In 2000 there were 149 single family homes (or 75.3% of the total) out of a total of 198 inhabited buildings. There were 25 multi-family buildings (12.6%), along with 16 multi-purpose buildings that were mostly used for housing (8.1%) and 8 other use buildings (commercial or industrial) that also had some housing (4.0%). Of the single family homes 25 were built before 1919, while 26 were built between 1990 and 2000. The greatest number of single family homes (45) were built between 1971 and 1980.

In 2000 there were 270 apartments in the municipality. The most common apartment size was 4 rooms of which there were 91. There were 7 single room apartments and 92 apartments with five or more rooms. Of these apartments, a total of 250 apartments (92.6% of the total) were permanently occupied, while 16 apartments (5.9%) were seasonally occupied and 4 apartments (1.5%) were empty. As of 2009, the construction rate of new housing units was 0 new units per 1000 residents. The vacancy rate for the municipality, in 2010, was 0.25%.

The historical population is given in the following chart:

==Politics==
In the 2007 federal election the most popular party was the SVP which received 25.22% of the vote. The next three most popular parties were the CVP (19.71%), the Green Party (13.08%) and the FDP (11.88%). In the federal election, a total of 333 votes were cast, and the voter turnout was 55.8%.

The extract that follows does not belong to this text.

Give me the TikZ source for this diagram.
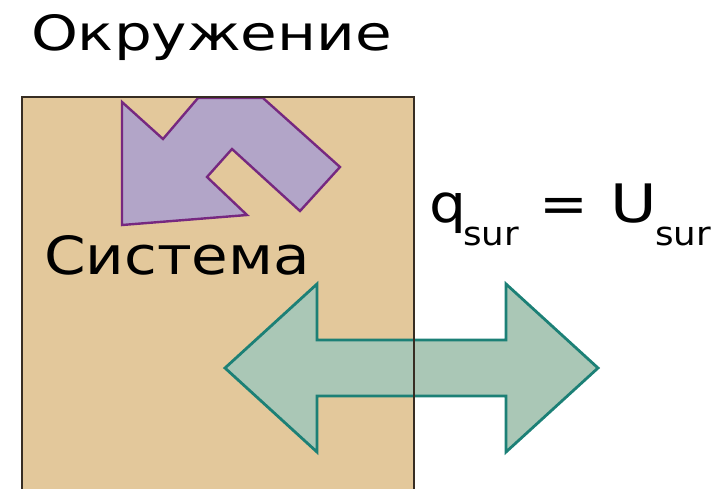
\documentclass[tikz,border=0pt]{standalone}
\usepackage{fontspec}
\setmainfont{DejaVu Sans}
\usepackage{graphicx}
\definecolor{boxfill}{RGB}{227,200,155}
\definecolor{boxline}{RGB}{55,45,35}
\definecolor{purfill}{RGB}{178,165,200}
\definecolor{purline}{RGB}{118,40,128}
\definecolor{grnfill}{RGB}{170,199,182}
\definecolor{grnline}{RGB}{28,128,118}
\tikzset{
  lbl/.style={inner sep=0pt, outer sep=0pt, anchor=base west, text=black},
  purarrow/.style={fill=purfill, draw=purline, line width=2.4pt, line join=miter},
  grnarrow/.style={fill=grnfill, draw=grnline, line width=2.8pt, line join=miter},
}
\begin{document}
\begin{tikzpicture}[x=1pt,y=-1pt]
\useasboundingbox (0,0) rectangle (717,488);
\clip (0,0) rectangle (717,488);
% system box fill
\fill[boxfill] (22,97) rectangle (414,500);
% purple arrow
\draw[purarrow] (122,102) -- (163,139) -- (198,98) -- (263,98) -- (340,167) -- (300,211)
  -- (232,149) -- (207,177) -- (247,215) -- (122,225) -- cycle;
% green double arrow
\draw[grnarrow] (225,368) -- (317,284) -- (317,340) -- (506,340) -- (506,284) -- (598,368)
  -- (506,452) -- (506,396) -- (317,396) -- (317,452) -- cycle;
% box border
\draw[boxline, line width=1.8pt] (22,500) -- (22,97) -- (414,97) -- (414,500);
% texts
\node[lbl] (env) at (31,50) {\resizebox{361pt}{36pt}{Окружение}};
\node[lbl] (sys) at (44,274) {\resizebox{266pt}{39pt}{Система}};
\node[lbl] (q) at (429,222) {\scalebox{1.1}[1]{\fontsize{53}{60}\selectfont q}};
\node[lbl] (qs) at (463,245) {\scalebox{1.08}[1]{\fontsize{33}{40}\selectfont sur}};
\node[lbl, anchor=base] (eq) at (564,222) {\scalebox{1.1}[1]{\fontsize{53}{60}\selectfont =}};
\node[lbl] (u) at (610,222) {\scalebox{1.2}[1]{\fontsize{53}{60}\selectfont U}};
\node[lbl] (us) at (655,245) {\scalebox{1.08}[1]{\fontsize{33}{40}\selectfont sur}};
\end{tikzpicture}
\end{document}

In the 2009 Grand Conseil election, there were a total of 656 registered voters of which 310 (47.3%) voted. The most popular party in the municipality for this election was the MCG with 17.0% of the ballots. In the canton-wide election they received the third highest proportion of votes. The second most popular party was the PDC (with 15.4%), they were fifth in the canton-wide election, while the third most popular party was the Les Radicaux (with 13.1%), they were sixth in the canton-wide election.

For the 2009 Conseil d'État election, there were a total of 660 registered voters of which 383 (58.0%) voted.

In 2011, all the municipalities held local elections, and in Aire-la-Ville there were 13 spots open on the municipal council. There were a total of 790 registered voters of which 424 (53.7%) voted. Out of the 424 votes, there were 8 null or unreadable votes and 53 votes with a name that was not on the list.

==Economy==
As of In 2010 2010, Aire-la-Ville had an unemployment rate of 7.6%. As of 2008, there were 6 people employed in the primary economic sector and about 3 businesses involved in this sector. 152 people were employed in the secondary sector and there were 9 businesses in this sector. 20 people were employed in the tertiary sector, with 7 businesses in this sector. There were 373 residents of the municipality who were employed in some capacity, of which females made up 42.1% of the workforce.

In 2008 the total number of full-time equivalent jobs was 175. The number of jobs in the primary sector was 5, all of which were in agriculture. The number of jobs in the secondary sector was 151 of which 2 or (1.3%) were in manufacturing and 13 (8.6%) were in construction. The number of jobs in the tertiary sector was 19. In the tertiary sector; 5 or 26.3% were in wholesale or retail sales or the repair of motor vehicles, 8 or 42.1% were in a hotel or restaurant, 1 was in the information industry, 5 or 26.3% were in education.

In 2000, there were 189 workers who commuted into the municipality and 322 workers who commuted away. The municipality is a net exporter of workers, with about 1.7 workers leaving the municipality for every one entering. About 2.1% of the workforce coming into Aire-la-Ville are coming from outside Switzerland. Of the working population, 10.7% used public transportation to get to work, and 72.7% used a private car.

==Religion==
From the 2000 census, 357 or 48.5% were Roman Catholic, while 142 or 19.3% belonged to the Swiss Reformed Church. Of the rest of the population, there were 4 members of an Orthodox church (or about 0.54% of the population), and there were 5 individuals (or about 0.68% of the population) who belonged to another Christian church. There were 2 individuals (or about 0.27% of the population) who were Jewish, and there was 1 individual who was Islamic. There were 3 individuals who were Buddhist and 1 individual who belonged to another church. 162 (or about 22.01% of the population) belonged to no church, are agnostic or atheist, and 59 individuals (or about 8.02% of the population) did not answer the question.

==Education==
In Aire-la-Ville about 225 or (30.6%) of the population have completed non-mandatory upper secondary education, and 158 or (21.5%) have completed additional higher education (either university or a Fachhochschule). Of the 158 who completed tertiary schooling, 46.2% were Swiss men, 30.4% were Swiss women, 13.3% were non-Swiss men and 10.1% were non-Swiss women.

During the 2009-2010 school year there were a total of 259 students in the Aire-la-Ville school system. The education system in the Canton of Geneva allows young children to attend two years of non-obligatory Kindergarten. During that school year, there were 32 children who were too young for kindergarten. The canton's school system provides two years of non-mandatory kindergarten and requires students to attend six years of primary school, with some of the children attending smaller, specialized classes. In Aire-la-Ville there were 32 students in kindergarten or primary school and 6 students were in the special, smaller classes. The secondary school program consists of three lower, obligatory years of schooling, followed by three to five years of optional, advanced schools. There were 32 lower secondary students who attended school in Aire-la-Ville. There were 70 upper secondary students from the municipality along with 6 students who were in a professional, non-university track program. An additional 19 students attended a private school.

As of 2000, there were 3 students in Aire-la-Ville who came from another municipality, while 82 residents attended schools outside the municipality.